İTHALATTA VERGİ SIFIRLANIYOR, İÇERDE ZAM YAPILIYOR
Devletin çiftçiye kulak asmadığına dikkat çeken Alboğa, “Çiftçi devletin umurunda değil. Çiftçiyi çok umursamış olsa yurtdışından mısır getirmezdi. Çiftçinin ürünü yerde kalınca tüccara da fırsat doğuyor. Devlet dışardan getirdiği mısırda vergiyi sıfırlıyor, bize de mazota yüzde 100 zam yapıyor, gübreye yüzde 100 zam yapıyor. İlaca yüzde 100 zam yapıyor. Bize bir şey kalmıyor. İlacın, gübrenin, mazotun düşmesi gerekiyor. Mısır fiyatlarının yükselmesi lazım.

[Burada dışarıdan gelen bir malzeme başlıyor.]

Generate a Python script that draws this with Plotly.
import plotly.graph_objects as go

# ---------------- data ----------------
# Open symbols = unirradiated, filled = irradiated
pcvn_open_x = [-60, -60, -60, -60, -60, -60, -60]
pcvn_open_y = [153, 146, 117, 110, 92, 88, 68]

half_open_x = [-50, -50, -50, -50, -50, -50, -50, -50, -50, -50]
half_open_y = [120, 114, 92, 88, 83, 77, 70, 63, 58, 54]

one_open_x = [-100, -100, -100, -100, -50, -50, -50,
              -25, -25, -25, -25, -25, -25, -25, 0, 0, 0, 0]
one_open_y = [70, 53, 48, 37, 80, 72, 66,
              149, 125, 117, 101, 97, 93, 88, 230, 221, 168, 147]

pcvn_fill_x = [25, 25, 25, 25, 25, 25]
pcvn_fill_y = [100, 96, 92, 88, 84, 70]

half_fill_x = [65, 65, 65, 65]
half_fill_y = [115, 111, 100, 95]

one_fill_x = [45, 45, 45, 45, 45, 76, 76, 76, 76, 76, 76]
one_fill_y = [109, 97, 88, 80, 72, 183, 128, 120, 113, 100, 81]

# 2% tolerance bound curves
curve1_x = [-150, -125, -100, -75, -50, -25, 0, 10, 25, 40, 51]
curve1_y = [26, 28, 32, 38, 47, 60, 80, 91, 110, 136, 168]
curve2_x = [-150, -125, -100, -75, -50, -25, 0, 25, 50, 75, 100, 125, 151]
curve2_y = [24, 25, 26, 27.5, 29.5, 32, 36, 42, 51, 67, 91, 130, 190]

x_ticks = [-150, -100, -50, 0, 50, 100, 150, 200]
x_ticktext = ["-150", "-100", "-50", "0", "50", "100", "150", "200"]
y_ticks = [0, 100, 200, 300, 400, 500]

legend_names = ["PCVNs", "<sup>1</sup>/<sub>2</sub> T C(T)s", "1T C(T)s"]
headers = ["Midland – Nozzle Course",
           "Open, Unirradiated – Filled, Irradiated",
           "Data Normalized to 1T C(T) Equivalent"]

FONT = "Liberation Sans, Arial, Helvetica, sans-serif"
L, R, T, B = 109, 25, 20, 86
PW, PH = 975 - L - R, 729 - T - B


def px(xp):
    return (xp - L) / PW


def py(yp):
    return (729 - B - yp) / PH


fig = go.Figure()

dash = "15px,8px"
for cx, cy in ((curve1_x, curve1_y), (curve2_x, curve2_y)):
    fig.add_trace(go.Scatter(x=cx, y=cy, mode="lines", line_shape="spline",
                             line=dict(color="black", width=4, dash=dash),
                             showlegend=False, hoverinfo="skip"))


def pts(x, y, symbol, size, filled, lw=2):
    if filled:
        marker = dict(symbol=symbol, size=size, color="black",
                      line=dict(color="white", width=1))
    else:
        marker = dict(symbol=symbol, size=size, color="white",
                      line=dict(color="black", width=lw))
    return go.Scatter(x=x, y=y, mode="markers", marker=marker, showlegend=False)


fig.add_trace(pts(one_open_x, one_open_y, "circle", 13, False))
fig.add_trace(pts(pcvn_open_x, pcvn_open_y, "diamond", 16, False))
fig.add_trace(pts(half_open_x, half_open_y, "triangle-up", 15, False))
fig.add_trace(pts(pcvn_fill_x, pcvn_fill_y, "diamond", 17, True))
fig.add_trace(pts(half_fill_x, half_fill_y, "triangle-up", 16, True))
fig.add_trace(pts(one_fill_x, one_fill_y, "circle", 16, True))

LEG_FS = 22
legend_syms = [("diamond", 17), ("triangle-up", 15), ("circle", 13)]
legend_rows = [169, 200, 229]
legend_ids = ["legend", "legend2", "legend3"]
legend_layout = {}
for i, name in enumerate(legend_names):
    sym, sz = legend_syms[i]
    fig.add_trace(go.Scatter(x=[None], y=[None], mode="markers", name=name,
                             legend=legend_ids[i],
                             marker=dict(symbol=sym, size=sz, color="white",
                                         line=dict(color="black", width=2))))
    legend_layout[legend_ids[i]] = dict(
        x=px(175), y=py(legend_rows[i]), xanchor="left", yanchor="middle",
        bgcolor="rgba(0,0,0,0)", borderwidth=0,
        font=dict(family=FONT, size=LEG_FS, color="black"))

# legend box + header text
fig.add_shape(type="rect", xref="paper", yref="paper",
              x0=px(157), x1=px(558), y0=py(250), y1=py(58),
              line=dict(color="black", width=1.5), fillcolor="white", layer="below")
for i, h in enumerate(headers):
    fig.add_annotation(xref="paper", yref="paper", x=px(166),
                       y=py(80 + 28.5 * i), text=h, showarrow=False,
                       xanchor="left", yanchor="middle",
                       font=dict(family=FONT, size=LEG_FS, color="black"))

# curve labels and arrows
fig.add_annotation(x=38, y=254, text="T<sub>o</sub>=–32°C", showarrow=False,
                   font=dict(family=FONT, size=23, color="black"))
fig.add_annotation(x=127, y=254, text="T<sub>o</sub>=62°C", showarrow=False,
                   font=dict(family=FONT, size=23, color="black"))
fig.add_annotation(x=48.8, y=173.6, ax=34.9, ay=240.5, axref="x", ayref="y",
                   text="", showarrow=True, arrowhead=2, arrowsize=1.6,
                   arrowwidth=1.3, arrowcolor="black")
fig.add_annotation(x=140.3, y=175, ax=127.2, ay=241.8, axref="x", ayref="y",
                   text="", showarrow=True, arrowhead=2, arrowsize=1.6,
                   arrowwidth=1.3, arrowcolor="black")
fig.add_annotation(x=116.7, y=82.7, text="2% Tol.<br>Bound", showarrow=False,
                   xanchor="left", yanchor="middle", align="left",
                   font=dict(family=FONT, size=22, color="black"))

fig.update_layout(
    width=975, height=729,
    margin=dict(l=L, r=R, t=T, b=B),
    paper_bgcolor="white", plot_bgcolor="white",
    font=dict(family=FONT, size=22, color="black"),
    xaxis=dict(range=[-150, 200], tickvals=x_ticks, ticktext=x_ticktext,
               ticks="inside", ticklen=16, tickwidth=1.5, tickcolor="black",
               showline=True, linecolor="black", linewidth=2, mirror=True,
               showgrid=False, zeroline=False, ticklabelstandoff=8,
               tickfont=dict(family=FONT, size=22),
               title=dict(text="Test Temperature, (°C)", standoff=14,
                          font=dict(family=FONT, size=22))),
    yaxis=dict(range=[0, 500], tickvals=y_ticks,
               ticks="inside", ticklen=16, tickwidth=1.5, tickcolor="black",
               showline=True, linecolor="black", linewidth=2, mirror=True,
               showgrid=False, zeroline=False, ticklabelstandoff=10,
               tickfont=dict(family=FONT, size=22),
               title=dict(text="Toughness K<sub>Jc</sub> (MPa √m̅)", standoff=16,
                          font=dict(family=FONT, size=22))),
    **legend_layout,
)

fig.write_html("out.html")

DEDAŞ kuyu çalışınca günlük 10 bin liralık fatura gönderiyor. Yani Türkiye’de çiftçilik ölmüş” dedi.
‘BİR KAÇ ŞAHIS İÇİN İTHALATIN ÖNÜNÜ AÇTILAR’
Çocukluğundan beridir çiftçilikle meşgul olduğunu ve her yıl “bu sene iyi olacak” diye beklediklerini kaydeden çiftçilerden Fazıl Sarıyer de, “Gelin görün ki; her sene daha kötü oluyor. 2025 yılına geldik, bu sene Mardin Kızıltepe Ovası, Artuklu komple öyle bir eyleme girdiler ki, kimse çiftçilik yapmaz oldu. Artık çiftçiliği bırakacak duruma geldiler. Hiç kimse mısır ekmedi. Şu an bölgede yüzde 20 ila 25 arasında bir mısır ekimi yapılmış. Biz de bu kadar ekilmediğine göre mısırda iyi bir kar elde ederiz diye düşündük. Alım daha fazla olacak diye beklerken, bakıyoruz ne alıcı var ne de soran var. Daha kötü oldu. Devletin politikası piyasayı öyle bir hale getirdi ki, artık olmayan malı bile kimse sormuyor. Büyük büyük fabrikalar var. Nişasta fabrikaları, un fabrikaları, kepek fabrikaları var. Bu sefer gittiler ithalatın önünü açtılar, vergileri sıfırladılar. Milyonlarca ton mısırı bu defa yurt dışından getirmeye çalışıyorlar. Bunu da birkaç kişi için yapıyorlar. İthalatı, ihracatı birkaç şahıs için açıyorlar. Avrupa ülkeleri milleti çiftçilik yapsın diye mücadele ederken, bizim devletimiz çiftçisi çiftçiliği bıraksın diye mücadele ediyor” diye konuştu.
‘ÖNCE BORÇLANDIRDILAR, ŞİMDİ SÖMÜRÜYORLAR’
Devletin 2013 yılında sulu araziler oluşturma adı altında çiftçilere sıfır faizle krediler vererek, sondaj kuyuları açtırdığını, destekler verdiğini kaydeden Sarıyer, şunları söyledi: “Bu defa çiftçi elektrik borcunu ödeyemiyor. Buradaki elektrik kullanımı tarımsal olması gerekirken, şantiye tarifesi uygulanıyor. 4 kat, 5 kat elektrik faturası çıkıyor. Önce çiftçiyi borçlandırdılar, şimdi de çiftçiyi sömürmeye çalışıyor. Çiftçinin kendi emeğiyle diktiği elektrik direklerini, trafolarını yerinden söküp atıyorlar. Çiftçinin durumu içler acısı. Türkiye ithalatın önünü açacağına, imkanlarını dış devletlere sunacağına, 10’da birini kendi çiftçisine sunsa çiftçi zaten o buğdayı, o mısırı kendi üretecek. Bu kadar arazi, bu kadar su varken, neden kendini dış devletlere bağımlı ediyor ki? Bırak çiftçi kendisi üretim yapsın. Hatta bunun ticaretini yapsın, kendi ürettiği ürünü dışarıya satsın. Milyonlarca dönüm tarım arazisi var. Uçsuz bucaksız ovalar var. Uçsuz bucaksız sularımız var. Devlet bunu iyi biliyor ama bildiği halde farklı şekilde uyguluyor. Çiftçinin kafasında soru işareti var. Bunu çiftçiye neden yapıyor.”